The first trimester lasts 13 weeks and 6 days, starting from the first day of your last menstrual period. That means it covers weeks 1 through 13 of pregnancy, even though conception itself doesn’t happen until around week 2 or 3. This counting method can feel confusing, but it’s the standard used by doctors because most people can pinpoint their last period more reliably than the exact day of conception.
How Pregnancy Weeks Are Counted
Pregnancy dating begins on the first day of your last menstrual period (LMP), not the day you actually conceived. Since ovulation and fertilization typically happen about two weeks into your cycle, you’re already considered “2 weeks pregnant” at the time of conception. By the time you miss a period and get a positive test, you’re usually around 4 to 5 weeks along.
This is why the first trimester spans roughly 14 calendar weeks on paper but only includes about 12 weeks of actual embryonic and fetal development. The American College of Obstetricians and Gynecologists defines the first trimester as the period from the first day of LMP through 13 weeks and 6 days. After that, you’re in the second trimester.
What Happens During Each Phase
Weeks 1 Through 4
Weeks 1 and 2 are technically pre-conception. Fertilization takes place in the fallopian tube, and over the next few days, the single cell divides into a cluster of cells that travels to the uterus and implants in the lining. By the end of week 4, implantation is complete and the body begins producing the pregnancy hormone hCG, which is what home pregnancy tests detect.
Weeks 5 Through 8
This stretch is when the most dramatic development happens. The heart, brain, spinal cord, and lungs begin forming. The lungs start building the tubes that will eventually carry air in and out after birth, and the inner ear begins to develop. By around week 6, a heartbeat can often be detected on ultrasound. hCG levels rise rapidly during this window, jumping from a range of 200 to 7,000 at week 5 up to 3,000 to 160,000 by week 7.

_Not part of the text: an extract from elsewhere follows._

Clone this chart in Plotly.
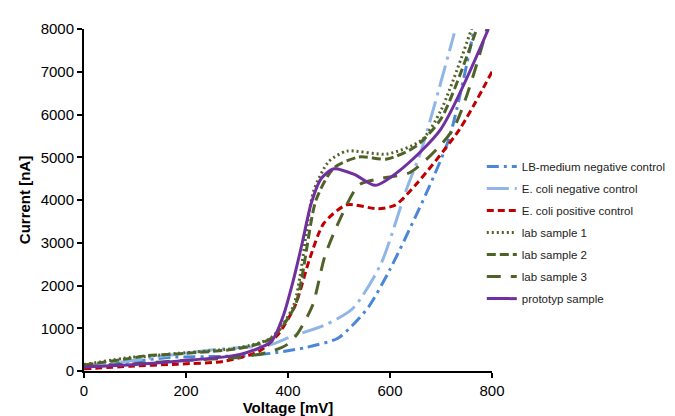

That hormone surge is also what drives many early pregnancy symptoms. Nausea typically starts around week 6, with most people noticing it before week 9. It tends to peak between weeks 8 and 10.
Weeks 9 Through 13
By week 9, the embryo is reclassified as a fetus. Cartilage for the limbs, hands, and feet begins forming, though it won’t harden into bone for several more weeks. Eyelids develop but stay closed. The genitals start to take shape, and the liver begins its own development. hCG levels hit their highest point during this stretch, peaking somewhere in the range of 32,000 to 210,000 before gradually declining through the rest of pregnancy.

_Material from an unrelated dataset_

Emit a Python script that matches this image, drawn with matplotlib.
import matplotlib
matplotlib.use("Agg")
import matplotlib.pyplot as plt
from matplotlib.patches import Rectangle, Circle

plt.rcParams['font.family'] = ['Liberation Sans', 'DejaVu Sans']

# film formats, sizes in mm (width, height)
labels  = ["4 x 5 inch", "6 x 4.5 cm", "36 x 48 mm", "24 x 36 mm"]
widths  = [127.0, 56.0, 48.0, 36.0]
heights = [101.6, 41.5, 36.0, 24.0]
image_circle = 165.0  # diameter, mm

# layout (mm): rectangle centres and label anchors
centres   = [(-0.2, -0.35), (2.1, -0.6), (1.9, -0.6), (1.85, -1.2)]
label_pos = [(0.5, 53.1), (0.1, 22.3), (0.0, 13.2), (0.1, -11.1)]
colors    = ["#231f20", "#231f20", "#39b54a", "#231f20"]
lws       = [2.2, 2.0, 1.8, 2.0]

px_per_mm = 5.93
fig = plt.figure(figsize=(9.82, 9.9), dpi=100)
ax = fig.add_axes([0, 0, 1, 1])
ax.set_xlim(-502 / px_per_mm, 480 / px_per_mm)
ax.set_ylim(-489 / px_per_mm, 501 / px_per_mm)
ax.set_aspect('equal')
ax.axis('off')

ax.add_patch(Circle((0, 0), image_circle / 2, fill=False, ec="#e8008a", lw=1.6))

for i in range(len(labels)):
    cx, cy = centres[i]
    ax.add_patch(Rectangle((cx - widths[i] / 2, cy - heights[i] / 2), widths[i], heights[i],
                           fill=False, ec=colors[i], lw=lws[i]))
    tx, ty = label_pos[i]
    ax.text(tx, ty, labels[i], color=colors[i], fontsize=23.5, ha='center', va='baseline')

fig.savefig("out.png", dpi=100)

For many people, nausea begins to ease around week 13, right as the first trimester wraps up. Fatigue often lifts around the same time, which is why the second trimester has a reputation as the more comfortable stretch of pregnancy.
First Trimester Screening and Testing
Most prenatal screening happens in a narrow window toward the end of the first trimester. Between weeks 11 and 13, you’ll typically be offered a combination of a blood test and an ultrasound called a nuchal translucency scan. The ultrasound measures a small pocket of fluid at the back of the baby’s neck, which can signal higher chances of certain genetic conditions. A non-invasive prenatal test (NIPT), which analyzes fragments of fetal DNA circulating in your blood, is also available during this same window.
Your first prenatal appointment usually happens around weeks 8 to 10, depending on your provider’s scheduling. That visit typically includes confirmation of the pregnancy, an estimated due date, bloodwork, and a medical history review. If you’re trying to time things, it helps to know these appointments cluster between weeks 8 and 13, so the last month of the first trimester tends to be the busiest for medical visits.
Why the First Trimester Feels So Long
Thirteen weeks is only about three months, but it often feels like the longest stretch of pregnancy. Part of that is physical: nausea, exhaustion, breast tenderness, and frequent urination are at their most intense during these weeks. Part of it is emotional. Many people wait until after the first trimester to share the news, which means navigating symptoms in relative secrecy while the most critical development is happening behind the scenes.
The good news is that by the time you cross into week 14, most of the foundational organ development is complete, hormone levels begin to stabilize, and the symptoms that defined your first 13 weeks start to fade.